ANKARA, Turkey — Turkish aid for the Gaza Strip has been sent from the country’s southern coast for the second time since relations were normalized between Israel and Ankara in June, a Turkish official said Saturday.
A humanitarian aid ship bound for Israel’s southern port of Ashdod left Mersin on Friday, the official said, “the second major shipment of humanitarian aid to Gaza since an agreement was reached.”
The shipment is the first since Turkish lawmakers ratified the deal to normalize ties between the two countries late last month.
Under the deal, Israel will pay Turkey $20 million (17.7 million euros) in compensation for a botched Israeli commando raid on a Gaza-bound Turkish aid ship in 2010 that left 10 Turks dead.
The official, who did not wish to be named, said Ankara had sent 100 wheelchairs, 1,000 bicycles, 100,000 backpacks and stationery kits, 300,000 pieces of clothing and 350,000 diapers.

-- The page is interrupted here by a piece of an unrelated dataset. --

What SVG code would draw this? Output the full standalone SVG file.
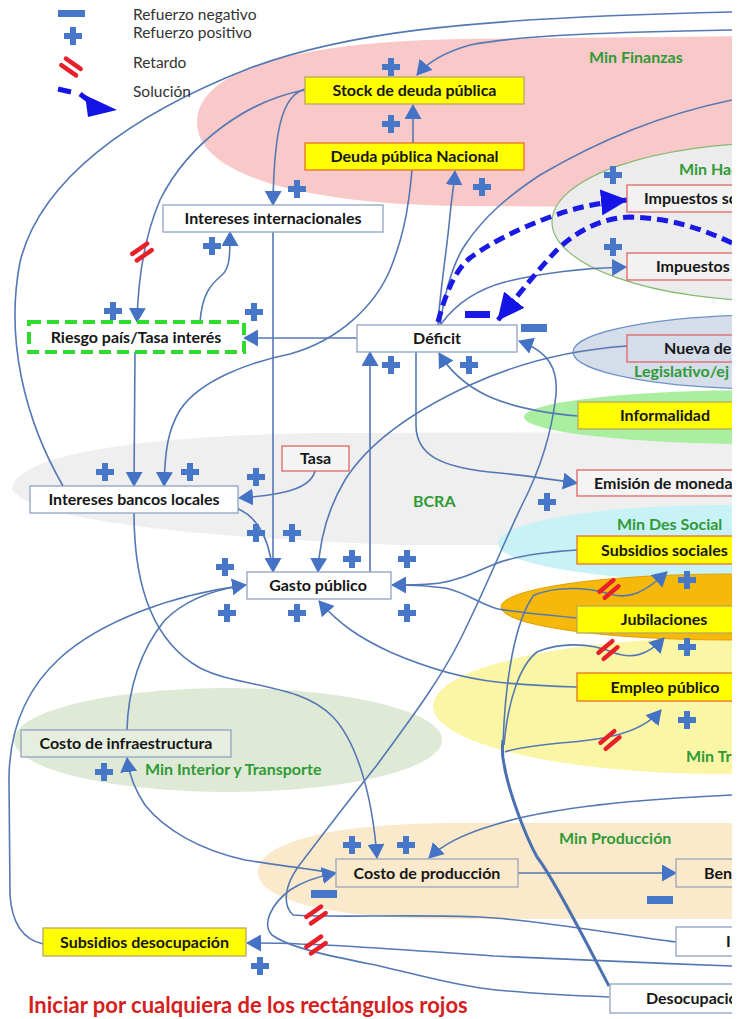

The shipment also contained 1,288 tons of flour, 170 tons of rice, 64 tons of sugar, 95 tons of vegetable oil, the official said.
“We expect the items to be distributed to the people of Gaza before the upcoming Islamic holiday,” the official said, referring to the Eid al-Adha holiday, around September 12.
The first shipment reached Gaza on July 4, just in time for the Muslim Eid celebrations marking the end of Ramadan fasting.
Turkey’s ruling Islamic-rooted Justice and Development Party has friendly ties with Gaza’s Hamas rulers, and President Recep Tayyip Erdogan has been a vocal supporter of the Palestinian cause.